I did finally break down and buy the big Fantasy Trip box. There was an unexpected windfall and there was only one left in Warehouse 23 — a situation guaranteed to have me clicking 'buy'. Now that I've bought in, I will probably pick up the other set of Megahexes and maybe some more counters. The extra copies of games may end up with youngest daughter, who I think is having a good time as DM.
With the demise of Yahoo! Groups and the reduction-in-force at Cumberland Games, I have been lacking my dose of S. John Ross's genial wackiness. But it turns out he's focusing that energy into small doses on the Twit-thing. It's tempting to go back just to hear him and the conversations with other folks we both know and like. But Twitter ... guh. No. I can't. I'll just peer in wistfully from the web every now and again. We'll always have PyraMOO.

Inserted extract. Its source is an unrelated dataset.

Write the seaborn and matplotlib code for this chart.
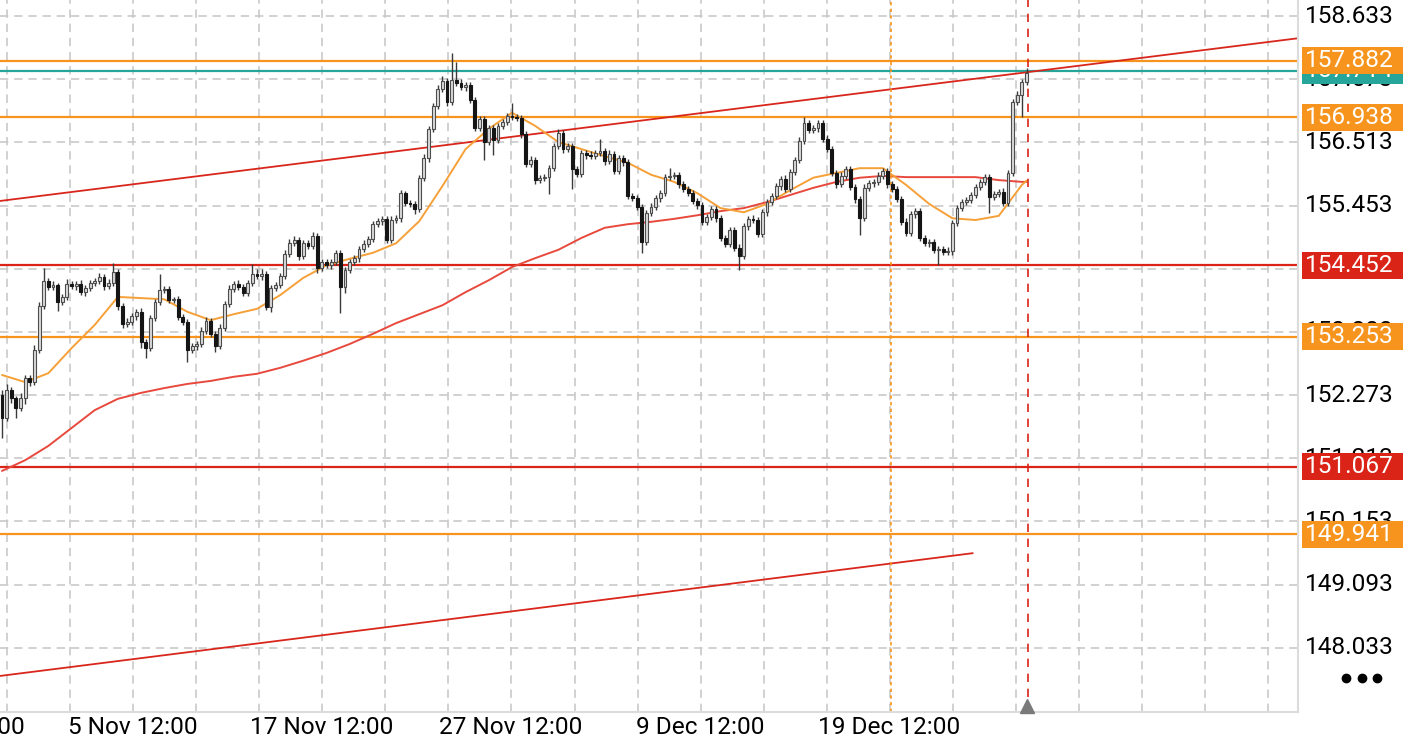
import numpy as np
import pandas as pd
import matplotlib
import matplotlib.pyplot as plt
import matplotlib.transforms as mtransforms
from matplotlib.patches import Rectangle
from matplotlib.lines import Line2D
import seaborn as sns

matplotlib.use('Agg')

# --- Data (one candle per entry) ---
first_open = 152.27
closes = [
    151.89, 152.36, 152.22, 152.06, 152.22, 152.56, 152.49, 153.03, 153.77, 154.19,
    154.09, 154.12, 153.83, 153.92, 154.14, 154.10, 154.14, 154.00, 154.07, 154.15,
    154.19, 154.25, 154.10, 154.15, 154.34, 153.77, 153.47, 153.50, 153.60, 153.67,
    153.16, 153.06, 153.57, 153.83, 154.03, 154.05, 153.87, 153.88, 153.58, 153.50,
    153.03, 153.10, 153.13, 153.35, 153.52, 153.30, 153.10, 153.40, 153.80, 154.05,
    154.14, 154.09, 153.99, 154.15, 154.30, 154.27, 154.30, 153.75, 154.07, 154.12,
    154.27, 154.64, 154.82, 154.87, 154.60, 154.82, 154.77, 154.94, 154.40, 154.50,
    154.45, 154.50, 154.65, 154.09, 154.37, 154.50, 154.57, 154.72, 154.81, 154.89,
    155.14, 155.19, 155.23, 154.87, 155.21, 155.24, 155.66, 155.50, 155.48, 155.39,
    155.92, 156.25, 156.74, 157.12, 157.41, 157.54, 157.19, 157.56, 157.51, 157.44,
    157.47, 157.22, 156.75, 156.90, 156.52, 156.75, 156.55, 156.79, 156.86, 156.96,
    156.94, 156.92, 156.65, 156.15, 156.22, 155.88, 155.92, 155.93, 156.08, 156.45,
    156.67, 156.40, 156.45, 156.06, 155.98, 156.33, 156.30, 156.28, 156.33, 156.37,
    156.20, 156.32, 156.03, 156.25, 156.18, 155.61, 155.58, 155.43, 154.84, 155.33,
    155.43, 155.58, 155.66, 155.93, 155.95, 155.97, 155.81, 155.73, 155.66, 155.53,
    155.46, 155.18, 155.26, 155.39, 155.24, 154.91, 154.81, 155.04, 154.74, 154.60,
    155.11, 155.23, 155.21, 154.97, 155.34, 155.51, 155.61, 155.78, 155.90, 155.73,
    156.02, 156.22, 156.54, 156.84, 156.72, 156.75, 156.84, 156.57, 156.40, 156.00,
    155.81, 155.95, 156.07, 155.76, 155.56, 155.24, 155.75, 155.83, 155.85, 155.95,
    156.03, 155.81, 155.73, 155.56, 155.18, 154.99, 155.31, 155.36, 154.91, 154.82,
    154.84, 154.71, 154.72, 154.67, 154.69, 155.16, 155.41, 155.51, 155.55, 155.63,
    155.76, 155.85, 155.93, 155.60, 155.65, 155.68, 155.50, 156.00, 157.19, 157.31,
    157.53, 157.68,
]
wick_up = [
    .08, .10, .05, .04, .08, .05, .05, .09, .06, .22,
    .05, .06, .04, .05, .08, .05, .04, .06, .05, .05,
    .05, .07, .05, .07, .15, .04, .05, .06, .05, .05,
    .06, .05, .05, .06, .28, .06, .05, .04, .05, .06,
    .05, .05, .05, .06, .07, .05, .04, .06, .05, .07,
    .05, .06, .05, .06, .18, .08, .08, .05, .05, .05,
    .05, .06, .07, .08, .05, .06, .05, .07, .05, .05,
    .06, .05, .05, .05, .05, .06, .05, .05, .06, .05,
    .05, .06, .05, .05, .06, .05, .05, .04, .05, .05,
    .05, .06, .05, .05, .06, .08, .05, .45, .30, .07,
    .05, .06, .05, .06, .05, .05, .06, .05, .05, .05,
    .22, .05, .05, .05, .06, .05, .05, .05, .06, .05,
    .06, .05, .05, .05, .06, .05, .05, .06, .05, .20,
    .05, .06, .05, .05, .05, .05, .06, .05, .05, .05,
    .06, .05, .05, .05, .13, .05, .05, .06, .05, .05,
    .05, .06, .05, .05, .05, .06, .05, .05, .05, .06,
    .05, .05, .06, .05, .05, .05, .06, .05, .05, .06,
    .05, .05, .06, .10, .05, .06, .05, .05, .06, .05,
    .05, .06, .05, .05, .05, .05, .06, .05, .05, .06,
    .05, .05, .06, .05, .05, .06, .05, .05, .06, .05,
    .05, .06, .05, .05, .06, .05, .05, .06, .05, .05,
    .06, .05, .05, .06, .05, .05, .06, .05, .05, .06,
    .05, .08,
]
wick_dn = [
    .34, .05, .08, .17, .05, .10, .07, .05, .05, .05,
    .05, .05, .15, .05, .05, .05, .07, .05, .06, .05,
    .05, .05, .06, .05, .05, .07, .08, .06, .05, .06,
    .10, .17, .05, .05, .05, .05, .06, .05, .05, .05,
    .20, .05, .07, .05, .05, .06, .10, .05, .05, .05,
    .05, .05, .06, .05, .05, .05, .06, .05, .08, .05,
    .05, .05, .05, .05, .06, .05, .05, .05, .08, .05,
    .05, .06, .05, .44, .10, .05, .05, .06, .05, .05,
    .05, .05, .06, .05, .05, .05, .06, .05, .05, .08,
    .05, .05, .06, .05, .05, .05, .06, .05, .05, .05,
    .06, .05, .05, .05, .30, .05, .25, .05, .06, .05,
    .05, .05, .06, .05, .05, .06, .05, .05, .28, .05,
    .05, .06, .05, .33, .05, .05, .06, .05, .05, .05,
    .06, .05, .05, .05, .06, .05, .05, .06, .18, .05,
    .05, .05, .06, .05, .05, .05, .06, .05, .05, .05,
    .06, .05, .05, .05, .06, .05, .05, .06, .05, .23,
    .05, .06, .05, .05, .05, .06, .05, .05, .06, .05,
    .05, .05, .06, .05, .05, .05, .06, .05, .05, .05,
    .06, .05, .05, .05, .06, .28, .05, .05, .06, .05,
    .05, .06, .05, .05, .06, .05, .05, .06, .05, .05,
    .06, .05, .25, .05, .05, .06, .05, .05, .05, .06,
    .05, .05, .06, .27, .05, .05, .06, .05, .05, .05,
    .37, .05,
]

# moving averages, sampled every 5 candles (+ last candle)
ma_index = list(range(0, 221, 5)) + [221]
ma_fast = [
    152.61, 152.49, 152.64, 153.06, 153.45, 153.92, 153.90, 153.88, 153.67, 153.53,
    153.63, 153.72, 153.95, 154.24, 154.45, 154.56, 154.66, 154.82, 155.19, 155.78,
    156.40, 156.74, 157.01, 156.79, 156.52, 156.40, 156.28, 156.17, 155.97, 155.85,
    155.66, 155.41, 155.34, 155.48, 155.71, 155.92, 156.00, 156.08, 156.08, 155.80,
    155.48, 155.24, 155.21, 155.28, 155.80, 155.87,
]
ma_slow = [
    151.00, 151.18, 151.42, 151.72, 152.02, 152.21, 152.31, 152.39, 152.46, 152.51,
    152.58, 152.63, 152.73, 152.85, 152.98, 153.13, 153.30, 153.48, 153.63, 153.78,
    154.00, 154.20, 154.42, 154.57, 154.71, 154.91, 155.08, 155.14, 155.18, 155.23,
    155.29, 155.36, 155.41, 155.51, 155.63, 155.75, 155.85, 155.92, 155.95, 155.93,
    155.93, 155.93, 155.93, 155.88, 155.85, 155.85,
]

price_ticks = [158.633, 157.573, 156.513, 155.453, 154.393, 153.333,
               152.273, 151.213, 150.153, 149.093, 148.033]
levels = [157.714, 157.882, 156.938, 154.452, 153.253, 151.067, 149.941]
level_colors = ['#26A69A', '#F7941D', '#F7941D', '#DA2418', '#F7941D', '#DA2418', '#F7941D']

date_labels = ['24 Oct 12:00', '5 Nov 12:00', '17 Nov 12:00', '27 Nov 12:00',
               '9 Dec 12:00', '19 Dec 12:00']
date_pos = [-12.5, 28.3, 69.0, 109.8, 150.6, 191.3]

trend_upper_x = [-0.43, 279.55]
trend_upper_y = [155.53, 158.26]
trend_lower_x = [-0.43, 209.4]
trend_lower_y = [147.56, 149.62]
session_marker = 191.8
last_bar_marker = 221.3

# --- build frame ---
df = pd.DataFrame({'close': closes, 'up_wick': wick_up, 'dn_wick': wick_dn})
df['open'] = [first_open] + closes[:-1]
df['high'] = df[['open', 'close']].max(axis=1) + df['up_wick']
df['low'] = df[['open', 'close']].min(axis=1) - df['dn_wick']
df['bar'] = np.arange(len(df))
df['rising'] = df['close'] >= df['open']

# --- figure ---
sns.set_style('white')
plt.rcParams['font.family'] = ['Roboto', 'DejaVu Sans']
FS = 17.6

fig = plt.figure(figsize=(14.21, 7.44), dpi=100)
ax = fig.add_axes([0, 32 / 744, 1298 / 1421, 712 / 744])
ax.set_xlim(-0.43, 279.55)
ax.set_ylim(146.955, 158.902)

grid_kw = dict(color='#c9c9c9', lw=1.2, dashes=(5, 3.5), zorder=0)
for p in price_ticks:
    ax.axhline(p, **grid_kw)
step = (date_pos[1] - date_pos[0]) / 3
for g in np.arange(date_pos[0], 280, step):
    ax.axvline(g, **grid_kw)

# price levels
for lv, col in zip(levels, level_colors):
    ax.axhline(lv, color=col, lw=1.6, zorder=1)

# trend lines
ax.plot(trend_upper_x, trend_upper_y, color='#D9261C', lw=1.3, zorder=2)
ax.plot(trend_lower_x, trend_lower_y, color='#D9261C', lw=1.3, zorder=2)

# moving averages
sns.lineplot(x=ma_index, y=ma_slow, ax=ax, color='#E8493D', lw=1.4, zorder=2)
sns.lineplot(x=ma_index, y=ma_fast, ax=ax, color='#F6A038', lw=1.4, zorder=2)

# vertical markers
ax.axvline(session_marker, color='#F7941D', lw=1.2, dashes=(2, 2), zorder=2)
ax.axvline(last_bar_marker, color='#DA2418', lw=1.2, dashes=(5, 4), zorder=2)

# candles
ax.vlines(df['bar'], df['low'], df['high'], color='#3a3a3a', lw=1.0, zorder=3)
body_h = (df['close'] - df['open']).abs().clip(lower=0.02)
body_b = df[['open', 'close']].min(axis=1)
up = df['rising']
ax.bar(df['bar'][up], body_h[up], bottom=body_b[up], width=0.62,
       color='#dadada', edgecolor='#4d4d4d', lw=0.8, zorder=4)
ax.bar(df['bar'][~up], body_h[~up], bottom=body_b[~up], width=0.62,
       color='#151515', edgecolor='#151515', lw=0.8, zorder=4)

# axes frame
ax.set_xticks([])
ax.set_yticks([])
for side in ['top', 'left']:
    ax.spines[side].set_visible(False)
for side in ['right', 'bottom']:
    ax.spines[side].set_color('#dcdcdc')
    ax.spines[side].set_linewidth(1.5)

# right price labels (coloured level tags sit on top, as in the app)
ytrans = mtransforms.blended_transform_factory(fig.transFigure, ax.transData)
for p in price_ticks:
    ax.text(1305 / 1421, p, f'{p:.3f}', transform=ytrans, ha='left', va='center',
            fontsize=FS, color='black', zorder=4)
for k, (lv, col) in enumerate(zip(levels, level_colors)):
    ax.add_patch(Rectangle((1302 / 1421, lv - 0.2265), 101 / 1421, 0.453,
                           transform=ytrans, facecolor=col, edgecolor='none',
                           clip_on=False, zorder=5 + k))
    ax.text(1305 / 1421, lv, f'{lv:.3f}', transform=ytrans, ha='left', va='center',
            fontsize=FS, color='white', zorder=5 + k)

# date labels (first one runs off the left edge, as in the reference)
xtrans = mtransforms.blended_transform_factory(ax.transData, fig.transFigure)
for pos, lab in zip(date_pos, date_labels):
    shift = 2.6 if pos < 0 else 0.0
    ax.text(pos + shift, 1 - 727 / 744, lab, transform=xtrans, ha='center',
            va='center', fontsize=FS, color='black')

# last-bar marker and menu dots
mtrans = mtransforms.blended_transform_factory(ax.transData, ax.transAxes)
ax.plot([df['bar'].iloc[-1]], [0.008], marker='^', ms=10, color='#7a7a7a',
        transform=mtrans, clip_on=False, zorder=8)
fig.add_artist(Line2D([1346 / 1421, 1362 / 1421, 1377 / 1421], [1 - 678 / 744] * 3,
                      transform=fig.transFigure, marker='o', ls='none', ms=6,
                      color='black'))

fig.savefig('out.png', dpi=100)
plt.close(fig)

In my Kickstarter impulse buys, the Big Eyes, Small Mouth material is nice. I'm curious to see the Fourth Edition. A version of Champions Now was turned out. I'm disappointed, and that's all I'll say about it here. Over at Bundle of Holding, that Catalyst games bundle was a happy-making haul. And here comes The Magical Land of Yeld, based on the Modest Medusa comic (or vice-versa).
And here I am again, just blathering about games. Maybe it's 'cause I don't have or won't take permission to write much about the other things going in my life. Maybe it's 'cause I love games and always have, and RPGs have just been deeply important to me (along with the people I played with).